Posted Dec 16, 2010 13:45 UTC (Thu) by dmk (subscriber, #50141) [Link]

wouldn't it be worthwhile sometimes, to annotate a codepath with likely(), even if it wasn't true in reality, just to make that one codepath fast? For example if we are in that one codepath that decides if the world continues or not, we would want to get the decision really fast, if the world continues, else we don't care?

Likely unlikely()s

Posted Dec 16, 2010 13:58 UTC (Thu) by cras (guest, #7000) [Link]

Well, if the code was like:

while (likely(!is_world_ending()) {
update_world_status();
}
save_the_world();

And the branch prediction was wrong pretty much always, that would also increase the amount of time used to update world status. So even when it finally sees the world ending and jumps immediately to saving the world, perhaps it could have done that in the previous iteration already if the inner loop had been faster.

Or something like that :)

Likely unlikely()s

Posted Dec 18, 2010 20:54 UTC (Sat) by giraffedata (subscriber, #1954) [Link]

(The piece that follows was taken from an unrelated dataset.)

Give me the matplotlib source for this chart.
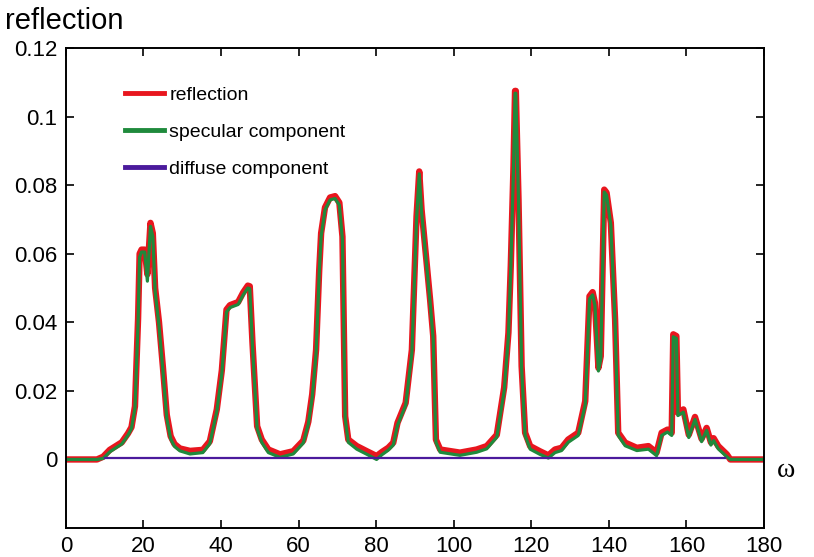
import matplotlib
matplotlib.use("Agg")
import matplotlib.pyplot as plt

plt.rcParams['font.family'] = ['Liberation Sans', 'DejaVu Sans']

# scattering angle omega (deg) and the three curves
omega = [0, 8, 9.6, 11.3, 13, 14.4, 16, 16.9, 17.8, 18.6, 19.0, 19.5, 20.3, 21.0,
         21.8, 22.4, 23.0, 24.0, 25.0, 26.0, 27.0, 28.0, 29.4, 32.0, 35.3, 37.1,
         38.9, 40.2, 41.4, 42.3, 44.4, 45.7, 46.9, 47.4, 48.1, 49.3, 50.5, 52.2,
         55.2, 58.6, 61.2, 62.5, 63.5, 64.5, 65.3, 65.8, 66.8, 68.1, 69.4, 70.5,
         71.3, 72.0, 72.8, 75.0, 77.6, 80.1, 81.5, 83.1, 84.4, 85.5, 87.6, 89.2,
         90.4, 91.1, 91.7, 93.9, 94.7, 95.4, 96.5, 101.6, 105.9, 108.5, 111.1,
         113.0, 114.1, 114.7, 115.4, 115.8, 116.0, 116.7, 117.5, 118.4, 119.7,
         122.2, 124.4, 126.1, 127.8, 129.5, 132.1, 133.9, 135.0, 135.8, 136.4,
         137.3, 137.9, 138.8, 139.4, 140.5, 141.6, 142.4, 144.2, 147.2, 150.2,
         152.3, 153.6, 155.1, 156.2, 156.6, 157.4, 157.8, 159.2, 160.6, 162.2,
         163.9, 165.2, 166.3, 167.0, 168.2, 170.4, 171.3, 180]

reflection = [0.0, 0.0, 0.0008, 0.0028, 0.004, 0.005, 0.0076, 0.0094, 0.0155, 0.041,
              0.060, 0.0612, 0.0612, 0.054, 0.069, 0.066, 0.050, 0.040, 0.027, 0.013,
              0.0068, 0.0045, 0.0032, 0.0025, 0.0028, 0.0053, 0.0146, 0.026, 0.0437,
              0.045, 0.0459, 0.0487, 0.0507, 0.0505, 0.034, 0.0097, 0.0058, 0.0029,
              0.0015, 0.0024, 0.0055, 0.011, 0.019, 0.032, 0.055, 0.066, 0.0735,
              0.0764, 0.0768, 0.0749, 0.065, 0.0126, 0.0058, 0.0039, 0.0024, 0.001,
              0.0022, 0.0034, 0.0049, 0.0107, 0.0165, 0.032, 0.0709, 0.084, 0.0729,
              0.0466, 0.036, 0.0058, 0.0029, 0.002, 0.0029, 0.0039, 0.0072, 0.021,
              0.037, 0.0564, 0.0855, 0.1075, 0.1075, 0.0758, 0.0272, 0.0078, 0.0039,
              0.0024, 0.0012, 0.0029, 0.0034, 0.0058, 0.0078, 0.017, 0.0476, 0.0488,
              0.0457, 0.0267, 0.0301, 0.0787, 0.0778, 0.069, 0.0408, 0.0078, 0.0049,
              0.0034, 0.0039, 0.002, 0.0078, 0.0087, 0.0078, 0.0365, 0.036, 0.0136,
              0.0146, 0.0072, 0.0124, 0.006, 0.0092, 0.005, 0.0062, 0.0039, 0.0015,
              0.0, 0.0]

specular = [0.0, 0.0, 0.0003, 0.0022, 0.0035, 0.0045, 0.0071, 0.009, 0.015, 0.040,
            0.059, 0.0605, 0.0605, 0.052, 0.068, 0.065, 0.049, 0.039, 0.026, 0.012,
            0.006, 0.0038, 0.0025, 0.0016, 0.002, 0.0046, 0.014, 0.025, 0.043,
            0.0443, 0.0452, 0.048, 0.050, 0.0498, 0.033, 0.009, 0.005, 0.002,
            0.0006, 0.0016, 0.0048, 0.0103, 0.018, 0.031, 0.054, 0.065, 0.0728,
            0.0757, 0.0761, 0.0742, 0.064, 0.012, 0.005, 0.003, 0.0015, 0.0,
            0.0014, 0.0027, 0.0042, 0.010, 0.0158, 0.031, 0.070, 0.0833, 0.0722,
            0.0459, 0.035, 0.005, 0.0021, 0.0012, 0.0021, 0.0031, 0.0065, 0.020,
            0.036, 0.0557, 0.0848, 0.1068, 0.1068, 0.0751, 0.0265, 0.007, 0.003,
            0.0015, 0.0004, 0.002, 0.0026, 0.005, 0.007, 0.016, 0.0468, 0.048,
            0.0449, 0.0258, 0.0293, 0.078, 0.0771, 0.0683, 0.040, 0.007, 0.004,
            0.0026, 0.003, 0.0011, 0.007, 0.008, 0.007, 0.0358, 0.0353, 0.0128,
            0.0138, 0.0064, 0.0117, 0.0052, 0.0085, 0.0042, 0.0055, 0.0031, 0.0008,
            0.0, 0.0]

diffuse_omega = [10, 170]
diffuse = [0.0003, 0.0003]

xticks = [0, 20, 40, 60, 80, 100, 120, 140, 160, 180]
yticks = [0, 0.02, 0.04, 0.06, 0.08, 0.1, 0.12]
ytick_labels = ['0', '0.02', '0.04', '0.06', '0.08', '0.1', '0.12']

fig = plt.figure(figsize=(8.14, 5.57), dpi=100)
ax = fig.add_axes([0.081, 0.052, 0.8576, 0.8618])

ax.plot(omega, reflection, color='#e8161e', linewidth=4.6, label='reflection')
ax.plot(omega, specular, color='#1f8a3c', linewidth=2.3, label='specular component')
ax.plot(diffuse_omega, diffuse, color='#4b1a9c', linewidth=1.6, label='diffuse component')

ax.set_xlim(0, 180)
ax.set_ylim(-0.02, 0.12)
ax.set_xticks(xticks)
ax.set_yticks(yticks)
ax.set_yticklabels(ytick_labels)
ax.tick_params(direction='in', length=6, width=1.2, labelsize=16,
               top=True, right=True, pad=6)
for s in ax.spines.values():
    s.set_linewidth(1.4)

leg = ax.legend(loc='upper left', bbox_to_anchor=(0.084, 0.92), frameon=False,
                fontsize=14, handlelength=2.05, handletextpad=0.25,
                labelspacing=1.0, borderpad=0, borderaxespad=0)
for line in leg.get_lines():
    line.set_linewidth(3.5)

fig.text(0.006, 0.962, 'reflection', fontsize=21, ha='left', va='center')
fig.text(0.965, 0.155, '\u03c9', fontsize=20, ha='center', va='center',
         family=['Liberation Serif', 'DejaVu Serif'])

fig.savefig('out.png', dpi=100)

dmk's basic idea seems valuable, but the example is bad. And cras seems to have misread that example. We need a better example.

The problem with what dmk writes ("we would want to get the decision really fast") is that likely() doesn't affect how fast the test is. It affects how fast what you do as a result of that test is. If the test is world_continues and you want to respond quickly when it does, then the truth is the right way to go: world_continues is likely, and that's how you want to annotate it.

I believe cras assumes we want to respond quickly if the world is ending, because it isn't really ending -- we can save it. That's not what dmk described: he said the world really is ending, so all we can do is say good bye, and it just won't make any difference how slowly we do that.

Likely unlikely()s

Posted Dec 27, 2010 10:54 UTC (Mon) by tesarik (guest, #52705) [Link]

Well, let's give a better example of this. Consider a spinlock slow
path (ie. on contention):

while(unlikely(is_locked(lock)))
cpu_relax();

Although it's likely that the lock is held many times before we can take it,
it's more important to run the critical section as fast as possible when it
finally gets available.

Likely unlikely()s

Posted Dec 16, 2010 19:44 UTC (Thu) by vonbrand (subscriber, #4458) [Link]

Sounds nonsensical to me... if the annotated code is not in any way performance critical, doing the extra work of annotating it is pure waste.

Likely unlikely()s

Posted Dec 16, 2010 20:21 UTC (Thu) by cras (guest, #7000) [Link]

Of course. But if there are some heavily used macros and functions where it's easy to add them once and then get them used throughout the code, it's not much extra trouble even if the benefit is small.

Although now that I think about it, maybe many of those checks I used to put unlikely() in my code are nowadays pointless, because they call functions that I've since marked with __attribute__((cold)), which should put the unlikely()s there automatically. (But do they? I remember testing that the cold attribute did nothing in some gcc version.)